# Pic gallery of sundays hunt



## Marlo (Oct 9, 2004)

http://integratedfacilitysys.com/2k4Ducks.htm

A day in the swamp


----------



## Eric Hustad (Feb 25, 2002)

Nice pics....it's cool to see different ways people hunt in other states, looks interesting


----------



## Drew Willemsen (Sep 29, 2003)

Cool pictures, I didn't realize that these were taken in NY, I was kinda wondering where this spot was, looks like a nice set-up...


----------



## mallardhunter (May 15, 2004)

Sweet pics. Looked like you had fun.


----------



## Maverick (Mar 4, 2002)

Really cool to see NY getting into it!!!I like the Pics and would love to see more about hunting there!!!


----------



## duxnbux (Feb 25, 2002)

Right on...different tactics the same goal..thanks for sharing


----------



## J.D. (Oct 14, 2002)

Nice pics..........ive seen a few pictures of N.Y. goose hunters during your resident season and they were shooting alot of bands, are they pretty common? :sniper:


----------



## Ryan_Todd (Apr 11, 2004)

them are some great pics :thumb:


----------



## fishunt (Jan 24, 2004)

welcome come to New Yorker... I am former from NY for 34 yrs and now I am living in ND for one yr and one month... of course I missed ducks and geese hunting in NY... and in ND I have no place to go or with to hunt for ducks and geese... it is seem many posted and hard to find a place where to go hunting in ND for waterfowl.


----------



## Marlo (Oct 9, 2004)

J.D. said:


> Nice pics..........ive seen a few pictures of N.Y. goose hunters during your resident season and they were shooting alot of bands, are they pretty common? :sniper:


Geese or bands?
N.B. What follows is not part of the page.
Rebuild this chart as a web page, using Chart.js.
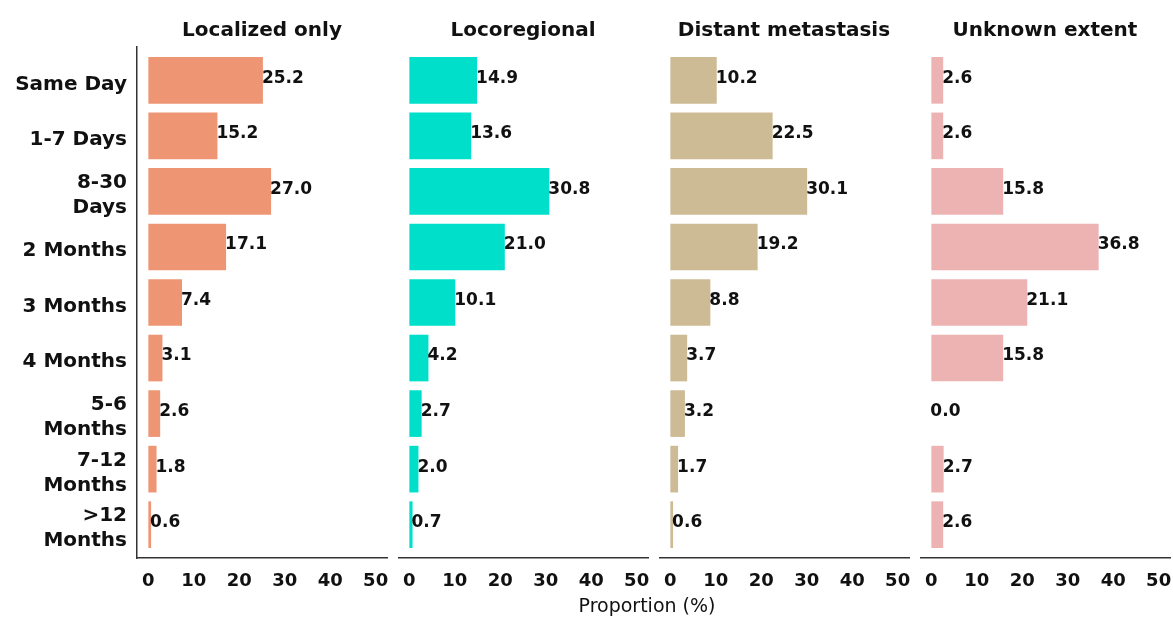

As far as geese, yeah there are TONS of residents here. The first season limit is 8/day. Goose closes for a couple weeks when duck opens, then 2nd season goose Oct 23 and the limit is 2/day (migratory birds coming through).
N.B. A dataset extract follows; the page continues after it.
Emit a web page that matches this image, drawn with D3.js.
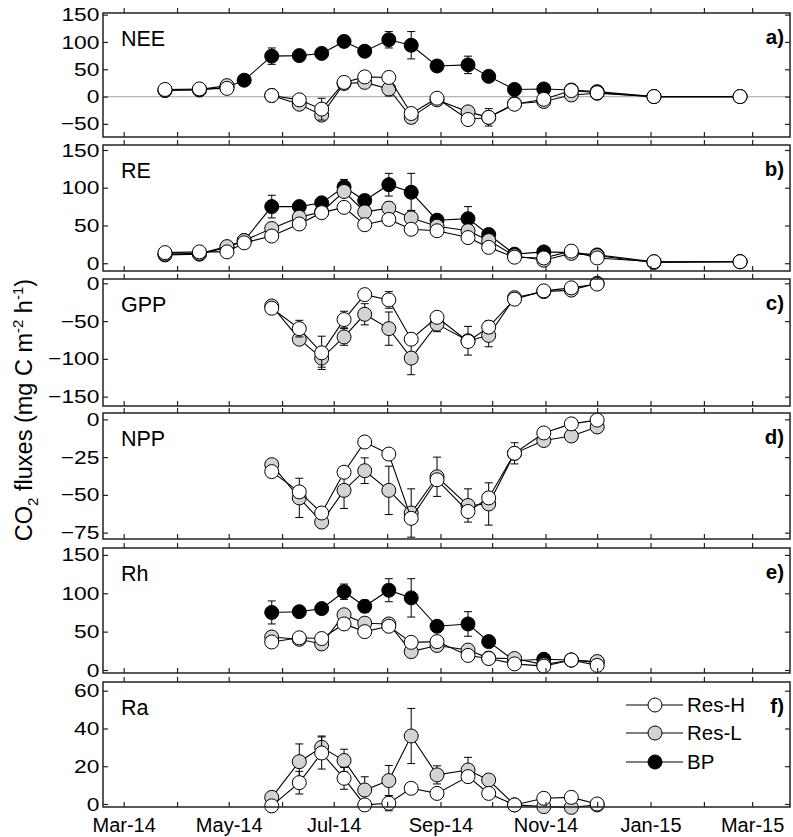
<!DOCTYPE html>
<html><head><meta charset="utf-8">
<script src="https://cdn.jsdelivr.net/npm/d3@7"></script>
<style>body{margin:0;background:#fff} svg{display:block} text{font-family:"Liberation Sans",Arial,sans-serif}</style>
</head><body><svg id="c" width="793" height="837"></svg>
<script>
// ---------- data ----------
const dates = ["2014-03-25","2014-04-14","2014-04-30","2014-05-10","2014-05-26","2014-06-11","2014-06-24","2014-07-07","2014-07-19","2014-08-02","2014-08-15","2014-08-30","2014-09-17","2014-09-29","2014-10-14","2014-10-31","2014-11-16","2014-12-01","2015-01-03","2015-02-22"];
const seriesNames = ["Res-H","Res-L","BP"];
const panelNames = ["NEE","RE","GPP","NPP","Rh","Ra"];
const panelTags = ["a)","b)","c)","d)","e)","f)"];
const yTicksA = [-50,0,50,100,150];
const yTicksB = [0,50,100,150];
const yTicksC = [-150,-100,-50,0];
const yTicksD = [-75,-50,-25,0];
const yTicksE = [0,50,100,150];
const yTicksF = [0,20,40,60];

// a) NEE
const neeBP   = [11,12,17,30,74,75,79,101,83,104,94,56,58,37,13,14,12,9,0,0];
const neeBPErr= [0,0,0,0,15,6,5,10,8,15,25,0,16,0,0,0,0,0,0,0];
const neeL    = [12,13,20,null,2,-14,-34,24,26,14,-38,-6,-28,-38,-13,-9,3,6,0,0];
const neeLErr = [0,0,0,0,0,8,5,5,4,13,11,0,9,8,0,0,0,0,0,0];
const neeH    = [13,14,15,null,2,-6,-23,26,36,35,-31,-3,-42,-38,-14,-5,11,7,0,0];
const neeHErr = [0,0,0,0,6,6,20,5,4,4,5,0,5,16,0,0,0,0,0,0];
// b) RE
const reBP    = [11,12,21,30,75,75,80,101,83,104,94,57,59,38,12,15,14,11,2,2];
const reBPErr = [0,0,0,0,15,6,5,10,8,15,25,0,16,0,0,0,0,0,0,0];
const reL     = [12,13,22,30,46,61,68,95,68,73,60,49,43,30,10,4,13,10,1,2];
const reLErr  = [0,0,0,0,0,4,0,4,5,8,10,0,0,0,0,0,0,0,0,0];
const reH     = [14,15,15,27,36,52,67,74,51,58,45,43,34,21,8,7,16,7,2,2];
const reHErr  = [0,0,0,0,0,0,0,0,0,8,0,0,0,0,0,0,0,0,0,0];
// c) GPP
const gppL    = [null,null,null,null,-30,-74,-99,-71,-41,-60,-99,-54,-76,-69,-19,-11,-9,0,null,null];
const gppLErr = [0,0,0,0,0,0,12,11,14,22,22,10,19,15,0,0,0,0,0,0];
const gppH    = [null,null,null,null,-33,-60,-92,-48,-15,-22,-74,-45,-77,-58,-21,-10,-6,-1,null,null];
const gppHErr = [0,0,0,0,0,11,22,11,0,11,0,0,0,8,0,0,0,0,0,0];
// d) NPP
const nppL    = [null,null,null,null,-30,-52,-68,-47,-34,-47,-62,-38,-57,-56,-22.5,-14,-11,-5,null,null];
const nppLErr = [0,0,0,0,0,13,0,12,8.5,16,16,13,11,14,7,0,0,0,0,0];
const nppH    = [null,null,null,null,-34.6,-48,-62,-35,-15,-23,-65.5,-40,-61,-52,-22.5,-9,-3,-0.5,null,null];
const nppHErr = [0,0,0,0,0,0,0,0,0,0,0,0,0,0,0,0,0,0,0,0];
// e) Rh
const rhBP    = [null,null,null,null,75,76,80,102,83,104,94,57,60,37,12,14,13,10,null,null];
const rhBPErr = [0,0,0,0,15,5,4,10,8,15,25,0,16,0,0,0,0,0,0,0];
const rhL     = [null,null,null,null,43,40,34,72,61,60,24,32,26,15.5,15,7,13,11,null,null];
const rhH     = [null,null,null,null,36.5,42,41,60,50,57,36,37,19,15,8,5,13,6,null,null];
// f) Ra
const raL     = [null,null,null,null,3.5,22.4,30,23,7.4,12.4,36,15.4,18,12.7,-0.5,-1.4,-1.8,-0.5,null,null];
const raLErr  = [0,0,0,0,2,9.4,6,6,7,8,14.6,4.8,6.7,0,0,0,0,0,0,0];
const raH     = [null,null,null,null,-1,11.3,27,13.6,-0.5,0.4,8.3,5.6,14.5,5.6,-0.5,3,3.5,0,null,null];
const raHErr  = [0,0,0,0,0,6,8.5,5.8,0,4,2.5,0,2,0,0,0,0,0,0,0];

// ---------- layout ----------
const fills = {"Res-H":"#ffffff","Res-L":"#d3d3d3","BP":"#000000"};
const X0 = 103, X1 = 790;
const parse = d3.timeParse("%Y-%m-%d");
const x = d3.scaleTime().domain([new Date(2014,1,17), new Date(2015,2,23)]).range([X0, X1]);
const months = d3.timeMonth.range(new Date(2014,2,1), new Date(2015,2,2));
const fmt = d3.timeFormat("%b-%y");

const panels = [
  {top:13,  bottom:137, domain:[-74,153],   ticks:yTicksA, zero:true,
   series:[["BP",neeBP,neeBPErr],["Res-L",neeL,neeLErr],["Res-H",neeH,neeHErr]]},
  {top:145, bottom:271, domain:[-10.3,156.6], ticks:yTicksB,
   series:[["BP",reBP,reBPErr],["Res-L",reL,reLErr],["Res-H",reH,reHErr]]},
  {top:279, bottom:406, domain:[-162.4,5.7], ticks:yTicksC,
   series:[["Res-L",gppL,gppLErr],["Res-H",gppH,gppHErr]]},
  {top:413, bottom:539, domain:[-79.2,4.2], ticks:yTicksD,
   series:[["Res-L",nppL,nppLErr],["Res-H",nppH,nppHErr]]},
  {top:548, bottom:673, domain:[-3.9,159], ticks:yTicksE,
   series:[["BP",rhBP,rhBPErr],["Res-L",rhL,null],["Res-H",rhH,null]]},
  {top:682, bottom:807, domain:[-1.6,64.6], ticks:yTicksF,
   series:[["Res-L",raL,raLErr],["Res-H",raH,raHErr]]}
];

const svg = d3.select("#c");
const R = 7;

panels.forEach((p, i) => {
  const y = d3.scaleLinear().domain(p.domain).range([p.bottom, p.top]);
  const g = svg.append("g");
  if (p.zero) {
    g.append("line").attr("x1", X0).attr("x2", X1).attr("y1", y(0)).attr("y2", y(0))
      .attr("stroke", "#b8b8b8").attr("stroke-width", 1.2);
  }
  p.series.forEach(([name, vals, errs]) => {
    const pts = dates.map((d, k) => ({d: parse(d), v: vals[k], e: errs ? errs[k] : 0}));
    const sg = g.append("g");
    pts.filter(q => q.v != null && q.e > 0).forEach(q => {
      const cx = x(q.d), y1 = y(q.v + q.e), y2 = y(q.v - q.e);
      sg.append("line").attr("x1", cx).attr("x2", cx).attr("y1", y1).attr("y2", y2).attr("stroke", "#000").attr("stroke-width", 1);
      [y1, y2].forEach(yy => sg.append("line").attr("x1", cx - 4).attr("x2", cx + 4).attr("y1", yy).attr("y2", yy).attr("stroke", "#000").attr("stroke-width", 1));
    });
    const line = d3.line().defined(q => q.v != null).x(q => x(q.d)).y(q => y(q.v));
    sg.append("path").attr("d", line(pts)).attr("fill", "none").attr("stroke", "#000").attr("stroke-width", 1.1);
    sg.selectAll("circle").data(pts.filter(q => q.v != null)).join("circle")
      .attr("cx", q => x(q.d)).attr("cy", q => y(q.v)).attr("r", R)
      .attr("fill", fills[name]).attr("stroke", "#000").attr("stroke-width", 1);
  });
  g.append("rect").attr("x", X0).attr("y", p.top).attr("width", X1 - X0).attr("height", p.bottom - p.top)
    .attr("fill", "none").attr("stroke", "#222").attr("stroke-width", 1.5);
  const left = g.append("g").attr("transform", `translate(${X0},0)`)
    .call(d3.axisLeft(y).tickValues(p.ticks).tickSize(-5).tickPadding(3));
  const right = g.append("g").attr("transform", `translate(${X1},0)`)
    .call(d3.axisRight(y).tickValues(p.ticks).tickSize(-5).tickFormat(""));
  const topAx = g.append("g").attr("transform", `translate(0,${p.top})`)
    .call(d3.axisBottom(x).tickValues(months).tickSize(-5).tickFormat(""));
  const botAx = g.append("g").attr("transform", `translate(0,${p.bottom})`)
    .call(d3.axisBottom(x).tickValues(months).tickSize(-5).tickPadding(11)
      .tickFormat(d => (i === 5 && d.getMonth() % 2 === 0) ? fmt(d) : ""));
  [left, right, topAx, botAx].forEach(a => {
    a.select(".domain").remove();
    a.attr("font-family", "Liberation Sans, Arial, sans-serif").attr("font-size", 20);
    a.selectAll(".tick line").attr("stroke", "#222").attr("stroke-width", 1.2);
    a.selectAll("text").attr("fill", "#000");
  });
  left.attr("font-size", 19).selectAll("text").attr("transform", "scale(1.2,1)");
  g.append("text").attr("x", 121).attr("y", p.top + 33).attr("font-size", 21.5).text(panelNames[i]);
  g.append("text").attr("x", 784).attr("y", p.top + 31).attr("font-size", 20.5).attr("font-weight", "bold")
    .attr("text-anchor", "end").text(panelTags[i]);
});

// legend in panel f
const legY = [705, 733, 762];
seriesNames.forEach((n, k) => {
  const lg = svg.append("g");
  lg.append("line").attr("x1", 626).attr("x2", 683).attr("y1", legY[k]).attr("y2", legY[k]).attr("stroke", "#000");
  lg.append("circle").attr("cx", 655).attr("cy", legY[k]).attr("r", R).attr("fill", fills[n]).attr("stroke", "#000");
  lg.append("text").attr("x", 687).attr("y", legY[k] + 7).attr("font-size", 20.5).text(n);
});

// y-axis title
const t = svg.append("text").attr("transform", "translate(32,410) rotate(-90)")
  .attr("text-anchor", "middle").attr("font-size", 23.5);
t.append("tspan").text("CO");
t.append("tspan").attr("font-size", 15).attr("dy", 6).text("2");
t.append("tspan").attr("dy", -6).text(" fluxes (mg C m");
t.append("tspan").attr("font-size", 15).attr("dy", -9).text("-2");
t.append("tspan").attr("dy", 9).text(" h");
t.append("tspan").attr("font-size", 15).attr("dy", -9).text("-1");
t.append("tspan").attr("dy", 9).text(")");
</script></body></html>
I don't run into many goose hunters. We pretty much stick to duck hunting but will try our best to get geese curious enough to fly within range if we do see them.


----------



## fishunt (Jan 24, 2004)

wow this yr in NY limit earlier season 8? I shot five canada geese limited earlier season with in 15 to 20 minutes five days in rows on Long Island , NY then go work


----------



## fishunt (Jan 24, 2004)

and at the Fingers lake is very good waterfowl hunting too too many geese there


----------



## Marlo (Oct 9, 2004)

fishunt said:


> wow this yr in NY limit earlier season 8? I shot five canada geese limited earlier season with in 15 to 20 minutes five days in rows on Long Island , NY then go work


Hah! I hear ya fish! 8 birds is a lot of goose stroganoff!!


----------



## fishunt (Jan 24, 2004)

u are very lucky for this yr u got limit 8 geese ... I missed NY hunting and friends.. oh well I am all alone and will get used it


----------



## Remmi_&amp;_I (Dec 2, 2003)

Great website and pics! :beer:


----------